ポーランド出身のピアニストが3人続いてしまいました笑。
ショパンは、あまり甘ったるくても胃もたれするし、かといってロマンティックが売りみたいなところがあるので、バランス感覚が難しいんだと思います。
その点、同郷の理解なり、東欧の冷たさみたいなものがキーになるのでしょう、妄想ですけど。

その点、最も「ショパン弾き」っぽいのがブレハッチでしょうか。「ショパンの生まれ変わり」と称されているとかいないとか。細身で繊細なお顔立ちもショパンを彷彿とさせると言われれば、そうかもしれません。

そして虚弱そうな見た目とは裏腹に(失礼(ショパンは虚弱だっだそう))、演奏の完成度はすさまじいです。個人的にはツィマーマンと双璧です。ツィマーマンが「陽」だとすると、ブレハッチは「陰」代表みたいな。そこがまたショパンとマッチします。

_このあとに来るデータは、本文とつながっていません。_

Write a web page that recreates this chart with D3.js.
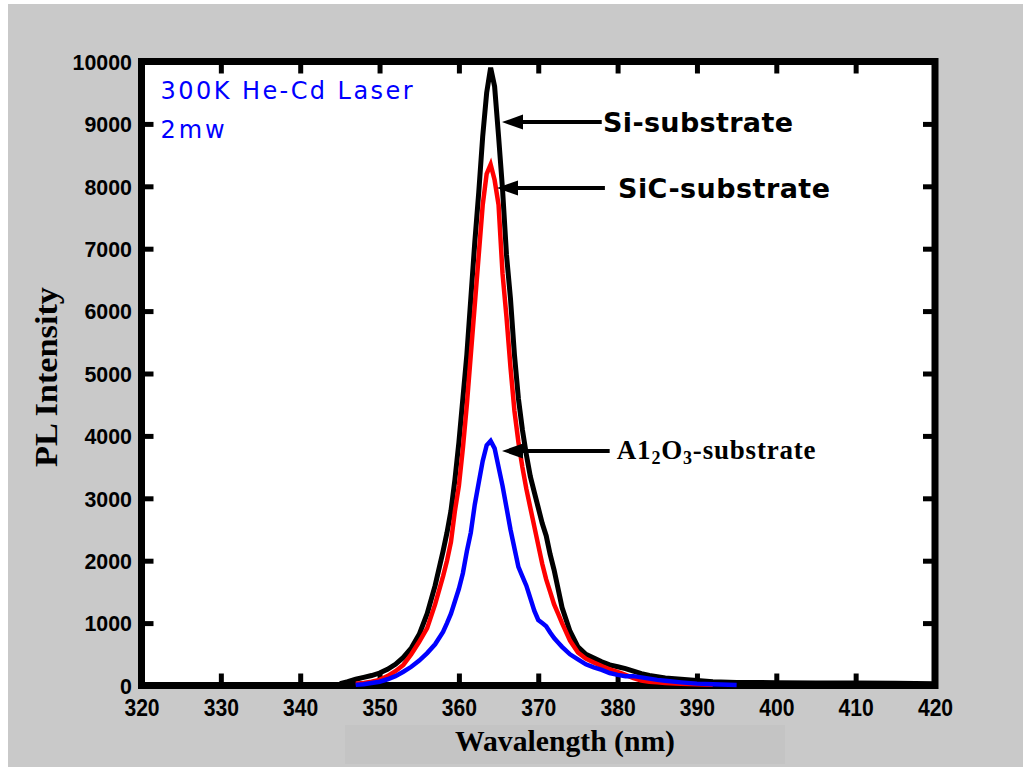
<!DOCTYPE html>
<html><head><meta charset="utf-8">
<script src="https://cdn.jsdelivr.net/npm/d3@7"></script>
<style>body{margin:0;background:#fff}</style></head>
<body><svg id="c" width="1023" height="767"></svg>
<script>
// ---- data ----
const wavelengths=[345,346,347,348,349,350,351,352,353,354,355,356,357,358,358.5,359,359.5,360,360.5,361,361.5,362,362.5,363,363.5,364,364.5,365,365.5,366,366.5,367,367.5,368,368.5,369,369.5,370,370.5,371,371.5,372,372.5,373,374,375,376,377,378,379,380,381,382,383,384,385,386,388,390,392,395,400,405,410,415,420];
const siSubstrate=[30,60,100,130,160,200,260,340,450,600,820,1150,1600,2150,2450,2800,3300,3900,4600,5300,6200,7100,7900,8800,9500,9900,9600,8800,7950,6900,6200,5300,4600,4100,3700,3350,3100,2850,2600,2400,2100,1850,1550,1250,870,620,500,440,380,330,300,270,230,190,160,140,120,100,80,60,50,45,40,40,35,30];
const sicSubstrate=[null,null,30,40,60,90,150,230,330,500,700,920,1300,1750,2000,2300,2800,3200,3800,4500,5300,6100,6900,7700,8200,8350,8100,7700,6600,5900,5100,4400,3900,3500,3150,2850,2550,2250,1950,1700,1500,1300,1150,1000,720,530,430,370,310,260,220,170,120,80,60,50,40,30,20,10,null,null,null,null,null,null];
const al2o3Substrate=[null,null,10,20,40,60,100,150,220,300,400,520,660,860,1000,1150,1350,1550,1800,2150,2450,2900,3250,3600,3850,3920,3800,3500,3200,2850,2500,2200,1900,1750,1600,1400,1200,1050,1000,950,850,760,690,620,500,420,340,290,250,200,170,150,150,130,110,90,75,50,30,20,10,null,null,null,null,null];
const xTicks=[320,330,340,350,360,370,380,390,400,410,420];
const yTicks=[0,1000,2000,3000,4000,5000,6000,7000,8000,9000,10000];
const seriesNames=["Si-substrate","SiC-substrate","Al2O3-substrate"];
const infoLines=["300K He-Cd Laser","2mw"];

// ---- drawing ----
const svg=d3.select("#c");
svg.append("rect").attr("x",8).attr("y",4).attr("width",1015).attr("height",763).attr("fill","#c9c9c9");
svg.append("rect").attr("x",345).attr("y",725).attr("width",440).attr("height",39).attr("fill","#c4c4c4");

const x=d3.scaleLinear().domain([320,420]).range([141.5,935]);
const y=d3.scaleLinear().domain([0,10000]).range([685.5,61.5]);

svg.append("rect").attr("x",x(320)).attr("y",y(10000))
  .attr("width",x(420)-x(320)).attr("height",y(0)-y(10000)).attr("fill","#fff");

const tickFont="'Liberation Sans', Arial, sans-serif";
function styleAxis(g){
  g.select(".domain").remove();
  g.selectAll(".tick line").attr("stroke","#000").attr("stroke-width",5);
}
const gb=svg.append("g").attr("transform",`translate(0,${y(0)})`)
  .call(d3.axisBottom(x).tickValues(xTicks).tickSize(-12).tickFormat(d3.format("d")));
styleAxis(gb);
gb.selectAll("text").attr("y",0).attr("dy",null)
  .attr("transform","translate(0,30) scale(0.88,1)")
  .attr("font-family",tickFont).attr("font-weight","bold").attr("font-size",24).attr("fill","#000");
const gt=svg.append("g").attr("transform",`translate(0,${y(10000)})`)
  .call(d3.axisTop(x).tickValues(xTicks).tickSize(-12).tickFormat(""));
styleAxis(gt);
const gl=svg.append("g").attr("transform",`translate(${x(320)},0)`)
  .call(d3.axisLeft(y).tickValues(yTicks).tickSize(-12).tickFormat(d3.format("d")));
styleAxis(gl);
gl.selectAll("text").attr("x",0).attr("dy","0.34em")
  .attr("transform","translate(-9.5,0) scale(0.93,1)")
  .attr("font-family",tickFont).attr("font-weight","bold").attr("font-size",23).attr("fill","#000");
const gr=svg.append("g").attr("transform",`translate(${x(420)},0)`)
  .call(d3.axisRight(y).tickValues(yTicks).tickSize(-12).tickFormat(""));
styleAxis(gr);

svg.append("rect").attr("x",x(320)).attr("y",y(10000))
  .attr("width",x(420)-x(320)).attr("height",y(0)-y(10000))
  .attr("fill","none").attr("stroke","#000").attr("stroke-width",7);

const line=d3.line().defined(d=>d[1]!=null).x(d=>x(d[0])).y(d=>y(d[1]));
const series=[
  {vals:siSubstrate,color:"#000000",w:5},
  {vals:sicSubstrate,color:"#ff0000",w:4.5},
  {vals:al2o3Substrate,color:"#0000ff",w:4.5}
];
series.forEach(s=>{
  svg.append("path").datum(wavelengths.map((w,i)=>[w,s.vals[i]]))
    .attr("d",line).attr("fill","none").attr("stroke",s.color)
    .attr("stroke-width",s.w).attr("stroke-linejoin","miter");
});

const info=svg.append("g").attr("font-family","'DejaVu Sans', Verdana, sans-serif").attr("font-size",24).attr("fill","#0000ff");
info.append("text").attr("x",x(322.4)).attr("y",99).attr("textLength",252).attr("lengthAdjust","spacing").text(infoLines[0]);
info.append("text").attr("x",x(322.4)).attr("y",138).attr("textLength",64).attr("lengthAdjust","spacing").text(infoLines[1]);

const ann=[
  {tip:[365.43,9030],end:378.0,text:378.16,len:190,name:0},
  {tip:[364.8,7973],end:378.4,text:380.05,len:212,name:1},
  {tip:[365.43,3758],end:379.0,text:379.9,len:0,name:2}
];
ann.forEach(a=>{
  const tx=x(a.tip[0]), ty=y(a.tip[1]);
  svg.append("line").attr("x1",tx+15).attr("y1",ty).attr("x2",x(a.end)).attr("y2",ty)
    .attr("stroke","#000").attr("stroke-width",4);
  svg.append("path").attr("d",`M${tx},${ty} L${tx+21},${ty-7.5} L${tx+21},${ty+7.5} Z`).attr("fill","#000");
  if(a.name<2){
    svg.append("text").attr("x",x(a.text)).attr("y",ty+10)
      .attr("font-family","'DejaVu Sans', Verdana, sans-serif").attr("font-weight","bold")
      .attr("font-size",27).attr("textLength",a.len).attr("lengthAdjust","spacing")
      .attr("fill","#000").text(seriesNames[a.name]);
  } else {
    const t=svg.append("text").attr("x",x(a.text)).attr("y",ty+8)
      .attr("font-family","'Liberation Serif', 'Times New Roman', serif").attr("font-weight","bold")
      .attr("font-size",27).attr("letter-spacing",0.8).attr("fill","#000");
    t.append("tspan").text("A1");
    t.append("tspan").attr("font-size",18).attr("dy",5).text("2");
    t.append("tspan").attr("dy",-5).text("O");
    t.append("tspan").attr("font-size",18).attr("dy",5).text("3");
    t.append("tspan").attr("dy",-5).text("-substrate");
  }
});

svg.append("text").attr("x",565).attr("y",751).attr("text-anchor","middle")
  .attr("font-family","'Liberation Serif', 'Times New Roman', serif").attr("font-weight","bold")
  .attr("font-size",29).attr("textLength",220).attr("lengthAdjust","spacingAndGlyphs").attr("fill","#000")
  .text("Wavalength (nm)");
svg.append("text").attr("transform","translate(57,377) rotate(-90)").attr("text-anchor","middle")
  .attr("font-family","'Liberation Serif', 'Times New Roman', serif").attr("font-weight","bold")
  .attr("font-size",32).attr("textLength",180).attr("lengthAdjust","spacingAndGlyphs").attr("fill","#000")
  .text("PL Intensity");
</script></body></html>
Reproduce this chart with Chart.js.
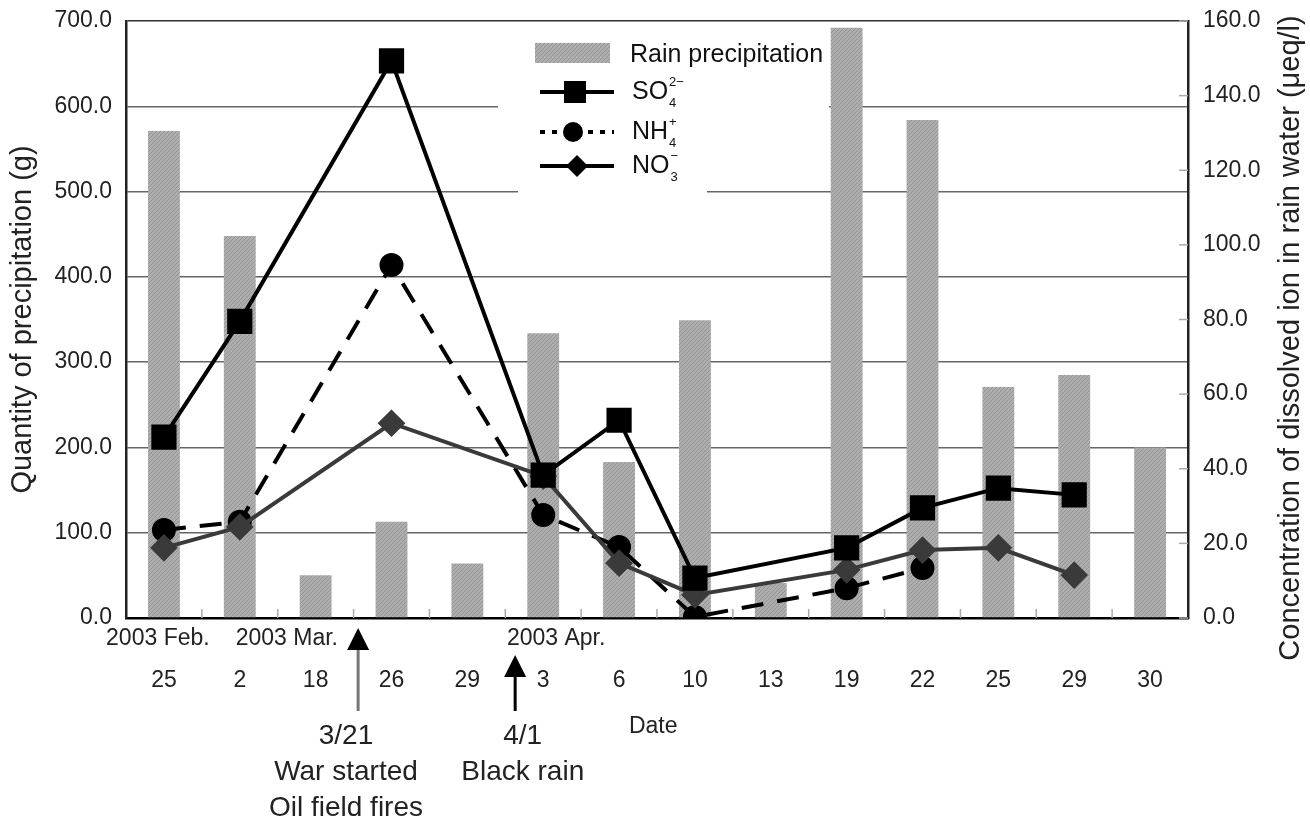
<!DOCTYPE html>
<html>
<head>
<meta charset="utf-8">
<script src="https://cdn.jsdelivr.net/npm/chart.js@4.4.1/dist/chart.umd.min.js"></script>
<style>
  html, body { margin: 0; padding: 0; background: #fff; }
</style>
</head>
<body>
<canvas id="rainChart" width="1310" height="825"></canvas>
<script>
// sampling dates (day of month) and month headers
const days = ['25', '2', '18', '26', '29', '3', '6', '10', '13', '19', '22', '25', '29', '30'];
const months = ['2003 Feb.', '2003 Mar.', '2003 Apr.'];

// rain precipitation (g), left axis
const rainAmount = [571, 448, 50, 113, 64, 334, 183, 349, 41, 692, 584, 271, 285, 200];

// dissolved ions (μeq/l), right axis
const so4 = [48.5, 79.5, null, 149.3, null, 38.3, 53, 10.7, null, 18.8, 29.5, 34.8, 33, null];
const nh4 = [23.6, 25.8, null, 94.6, null, 27.6, 19, 0.3, null, 8, 13.4, null, null, null];
const no3 = [18.8, 24.4, null, 52.2, null, 38, 14.7, 6.2, null, 12.9, 18.2, 18.8, 11.5, null];

const leftTicks = [0, 100, 200, 300, 400, 500, 600, 700];
const rightTicks = [0, 20, 40, 60, 80, 100, 120, 140, 160];

// event notes under the axis
const events = [
    { text: ['3/21', 'War started', 'Oil field fires'], color: '#777' },
    { text: ['4/1', 'Black rain'], color: '#000' }
];

const FONT = "'Liberation Sans', Arial, Helvetica, sans-serif";

// fine hatch for the bars
function hatch() {
    const c = document.createElement('canvas');
    c.width = 4; c.height = 4;
    const g = c.getContext('2d');
    g.fillStyle = '#aeaeae';
    g.fillRect(0, 0, 4, 4);
    g.strokeStyle = '#949494';
    g.lineWidth = 1;
    g.beginPath();
    g.moveTo(0, 4); g.lineTo(4, 0);
    g.stroke();
    return g.createPattern(c, 'repeat');
}

function chem(ctx, x, y, base, sub, sup) {
    ctx.textAlign = 'left';
    ctx.textBaseline = 'middle';
    ctx.font = '25px ' + FONT;
    ctx.fillText(base, x, y);
    const w = ctx.measureText(base).width;
    ctx.font = '13px ' + FONT;
    ctx.fillText(sub, x + w + 1, y + 11);
    ctx.fillText(sup, x + w + 1, y - 10);
}

function marker(ctx, style, x, y, r) {
    ctx.beginPath();
    if (style === 'rect') {
        ctx.rect(x - r, y - r, 2 * r, 2 * r);
    } else if (style === 'circle') {
        ctx.arc(x, y, r, 0, Math.PI * 2);
    } else {
        ctx.moveTo(x - r, y); ctx.lineTo(x, y - r); ctx.lineTo(x + r, y); ctx.lineTo(x, y + r);
        ctx.closePath();
    }
    ctx.fill();
}

// keep the plot box where the original has it
function fixY(width) {
    return s => { s.width = width; s.paddingTop = 0; s.paddingBottom = 0; };
}

const extras = {
    id: 'extras',
    beforeDatasetsDraw(chart) {
        // white box behind the legend
        const ctx = chart.ctx;
        ctx.save();
        ctx.fillStyle = '#fff';
        ctx.fillRect(498, 28, 331, 100);
        ctx.fillRect(518, 128, 189, 72);
        ctx.restore();
    },
    afterDraw(chart) {
        const ctx = chart.ctx;
        const x = chart.scales.x;
        const y1 = chart.scales.y1;
        const area = chart.chartArea;
        ctx.save();

        // small inner ticks
        ctx.strokeStyle = '#aaa';
        ctx.lineWidth = 1.5;
        for (let i = 1; i < days.length; i++) {
            const px = x.getPixelForValue(i - 0.5);
            ctx.beginPath(); ctx.moveTo(px, area.bottom); ctx.lineTo(px, area.bottom - 9); ctx.stroke();
        }
        rightTicks.forEach(v => {
            const py = y1.getPixelForValue(v);
            ctx.beginPath(); ctx.moveTo(area.right, py); ctx.lineTo(area.right - 9, py); ctx.stroke();
        });

        // month headers
        ctx.fillStyle = '#222';
        ctx.font = '23px ' + FONT;
        ctx.textAlign = 'center';
        ctx.textBaseline = 'middle';
        const monthPos = [-0.08, 1.62, 5.17];
        months.forEach((m, i) => ctx.fillText(m, x.getPixelForValue(monthPos[i]), 639));

        // arrows + notes
        const arrowPos = [2.56, 4.63];
        const arrowTop = [628, 655];
        const textPos = [2.40, 4.73];
        events.forEach((ev, i) => {
            const ax = x.getPixelForValue(arrowPos[i]);
            ctx.strokeStyle = ev.color;
            ctx.lineWidth = 3;
            ctx.beginPath(); ctx.moveTo(ax, arrowTop[i] + 18); ctx.lineTo(ax, 711); ctx.stroke();
            ctx.fillStyle = '#000';
            ctx.beginPath();
            ctx.moveTo(ax, arrowTop[i]);
            ctx.lineTo(ax - 11, arrowTop[i] + 22);
            ctx.lineTo(ax + 11, arrowTop[i] + 22);
            ctx.closePath(); ctx.fill();
            ctx.fillStyle = '#222';
            ctx.font = '28px ' + FONT;
            const tx = x.getPixelForValue(textPos[i]);
            ev.text.forEach((t, k) => ctx.fillText(t, tx, 736 + k * 36));
        });
        ctx.font = '23px ' + FONT;
        ctx.fillText('Date', x.getPixelForValue(6.45), 727);

        // right axis title, reads bottom to top
        ctx.save();
        ctx.translate(1291, 338);
        ctx.rotate(-Math.PI / 2);
        ctx.font = '29px ' + FONT;
        ctx.fillStyle = '#222';
        ctx.fillText('Concentration of dissolved ion in rain water (\u03bceq/l)', 0, 0);
        ctx.restore();

        // legend
        ctx.fillStyle = chart.data.datasets[0].backgroundColor;
        ctx.fillRect(535, 43, 75, 20);
        ctx.fillStyle = '#111';
        ctx.font = '25px ' + FONT;
        ctx.textAlign = 'left';
        ctx.textBaseline = 'middle';
        ctx.fillText('Rain precipitation', 630, 55);

        const rows = [
            { y: 92, style: 'rect', r: 11, dash: [], color: '#000', mx: 575, label: ['SO', '4', '2\u2212'] },
            { y: 132, style: 'circle', r: 10, dash: [5, 7], color: '#000', mx: 573, label: ['NH', '4', '+'] },
            { y: 166, style: 'diamond', r: 11, dash: [], color: '#000', mx: 577, label: ['NO', '3', '\u2212'] }
        ];
        rows.forEach(row => {
            ctx.strokeStyle = row.color;
            ctx.fillStyle = row.color;
            ctx.lineWidth = 4;
            ctx.setLineDash(row.dash);
            ctx.beginPath(); ctx.moveTo(540, row.y); ctx.lineTo(614, row.y); ctx.stroke();
            ctx.setLineDash([]);
            marker(ctx, row.style, row.mx, row.y, row.r);
            ctx.fillStyle = '#111';
            chem(ctx, 632, row.y, row.label[0], row.label[1], row.label[2]);
        });

        ctx.restore();
    }
};

const ctx = document.getElementById('rainChart').getContext('2d');
const rainChart = new Chart(ctx, {
    type: 'bar',
    data: {
        labels: days,
        datasets: [{
            label: 'Rain precipitation',
            data: rainAmount,
            backgroundColor: hatch(),
            borderWidth: 0,
            barPercentage: 0.42,
            categoryPercentage: 1,
            yAxisID: 'y',
            order: 3
        }, {
            type: 'line',
            label: 'SO4 2-',
            data: so4,
            borderColor: '#000',
            backgroundColor: '#000',
            borderWidth: 4,
            pointStyle: 'rect',
            pointRadius: 15,
            spanGaps: true,
            yAxisID: 'y1',
            order: 0
        }, {
            type: 'line',
            label: 'NH4 +',
            data: nh4,
            borderColor: '#000',
            backgroundColor: '#000',
            borderWidth: 4,
            borderDash: [22, 14],
            pointStyle: 'circle',
            pointRadius: 10,
            spanGaps: true,
            yAxisID: 'y1',
            order: 2
        }, {
            type: 'line',
            label: 'NO3 -',
            data: no3,
            borderColor: '#3a3a3a',
            backgroundColor: '#3a3a3a',
            borderWidth: 4,
            pointStyle: 'rectRot',
            pointRadius: 11,
            spanGaps: true,
            yAxisID: 'y1',
            order: 1
        }]
    },
    options: {
        responsive: false,
        animation: false,
        layout: { padding: { top: 21, left: 0, right: 0, bottom: 0 } },
        plugins: {
            legend: { display: false },
            tooltip: { enabled: false }
        },
        scales: {
            x: {
                offset: true,
                grid: { display: false },
                border: { display: true, color: '#000', width: 2.5 },
                ticks: { color: '#222', font: { family: FONT, size: 23 }, padding: 41, maxRotation: 0, autoSkip: false },
                afterFit: s => { s.height = 207; s.paddingLeft = 0; s.paddingRight = 0; }
            },
            y: {
                position: 'left',
                min: 0,
                max: 700,
                afterBuildTicks: s => { s.ticks = leftTicks.map(v => ({ value: v })); },
                grid: {
                    color: c => c.tick && c.tick.value === 700 ? '#333' : '#666',
                    lineWidth: 1.5,
                    drawTicks: false
                },
                border: { display: true, color: '#222', width: 2.5 },
                ticks: {
                    color: '#222',
                    padding: 14,
                    font: { family: FONT, size: 23 },
                    callback: v => v.toFixed(1)
                },
                title: {
                    display: true,
                    text: 'Quantity of precipitation (g)',
                    color: '#222',
                    font: { family: FONT, size: 29 },
                    padding: { top: 6, bottom: 0 }
                },
                afterFit: fixY(126)
            },
            y1: {
                position: 'right',
                min: 0,
                max: 160,
                afterBuildTicks: s => { s.ticks = rightTicks.map(v => ({ value: v })); },
                grid: { drawOnChartArea: false, drawTicks: false },
                border: { display: true, color: '#222', width: 2.5 },
                ticks: {
                    color: '#222',
                    padding: 15,
                    font: { family: FONT, size: 23 },
                    callback: v => v.toFixed(1)
                },
                afterFit: fixY(122)
            }
        }
    },
    plugins: [extras]
});
</script>
</body>
</html>
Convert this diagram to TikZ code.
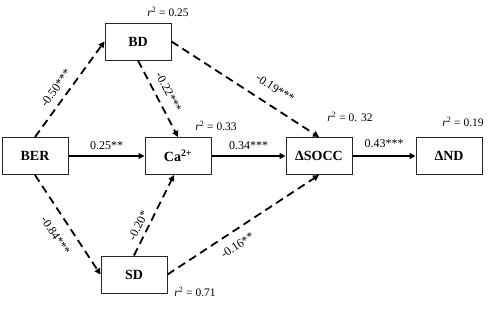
\documentclass[tikz,border=0pt]{standalone}
\usepackage{fontspec}
\setmainfont{Liberation Serif}
\usetikzlibrary{arrows.meta}
\newcommand{\rsq}{\textit{r}\textsuperscript{2} = }
\tikzset{
  box/.style={draw=black!85, line width=1pt, minimum width=66pt, minimum height=37pt, inner sep=0pt, font=\fontsize{14}{16}\selectfont\bfseries},
  conn/.style={line width=1.8pt, -{Triangle[length=6pt,width=6pt]}},
  dconn/.style={conn, dash pattern=on 8pt off 5pt},
  lab/.style={font=\fontsize{12}{13}\selectfont, inner sep=0pt, sloped},
  rlab/.style={font=\fontsize{12}{13}\selectfont, inner sep=0pt},
  rsqlab/.style={font=\fontsize{11.5}{13}\selectfont, inner sep=0pt}
}
\begin{document}
\begin{tikzpicture}[x=1pt,y=-1pt]
\useasboundingbox (0,0) rectangle (500,308);
\node[box] (BER) at (35,156) {BER};
\node[box] (BD) at (138,41.5) {BD};
\node[box] (Ca) at (178,156) {Ca\textsuperscript{2+}};
\node[box] (SOCC) at (319,156) {ΔSOCC};
\node[box] (ND) at (449,156) {ΔND};
\node[box] (SD) at (134,274.5) {SD};

\draw[dconn] (BER.north) -- node[lab, pos=0.44, above, outer sep=8pt] {-0.50***} (BD.west);
\draw[dconn] (BD.south) -- node[lab, pos=0.49, above, outer sep=8.5pt] {-0.22***} (Ca.north);
\draw[dconn] (BD.east) -- node[lab, pos=0.64, above, outer sep=13pt] {-0.19***} (SOCC.north);
\draw[dconn] (BER.south) -- node[lab, pos=0.52, below, outer sep=12pt] {-0.84***} (SD.west);
\draw[dconn] (SD.north) -- node[lab, pos=0.32, above, outer sep=5.5pt] {-0.20*} ([xshift=-4pt]Ca.south);
\draw[dconn] (SD.east) -- node[lab, pos=0.41, below, outer sep=10pt] {-0.16**} (SOCC.south);

\draw[conn] (BER.east) -- node[rlab, above, outer sep=6.5pt] {0.25**} (Ca.west);
\draw[conn] (Ca.east) -- node[rlab, above, outer sep=6.5pt] {0.34***} (SOCC.west);
\draw[conn] (SOCC.east) -- node[rlab, above, outer sep=8.5pt] {0.43***} (ND.west);

\node[rsqlab] (r1) at (168,12) {\rsq 0.25};
\node[rsqlab] (r2) at (216,126) {\rsq 0.33};
\node[rsqlab] (r3) at (350,117) {\rsq 0. 32};
\node[rsqlab] (r4) at (463,122) {\rsq 0.19};
\node[rsqlab] (r5) at (195,292) {\rsq 0.71};
\end{tikzpicture}
\end{document}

圧倒的な技術、甘ったるいロマンチックでごまかさない、それでいて若き日の苦悩や爽やかさを兼ね備える、そんなバランス感がとれた演奏です。一言で言うとセンスがいい。

Amazon – ブレハッチ/ショパン:ピアノ協奏曲第1番&第2番

トリフォノフ× ヴィト(指揮)×ワルシャワフィルハーモニー管弦楽団(2010年ショパンコンクール本選)

この記事を書いていたときに聞いた演奏。

コンクール本選という緊張感をモノともせず、若いエネルギーに牽引され、どこまでも高みに昇っていくピアニズムを目の当たりにできる記録的な録音です。

とにかくキラキラした極上の音色と、それを支える超絶技巧はすでに健在。やや荒削りな面も(普段は好みじゃありませんが)、これだけ圧倒的な演奏でねじ伏せられると「スリリング」として受け入れられます。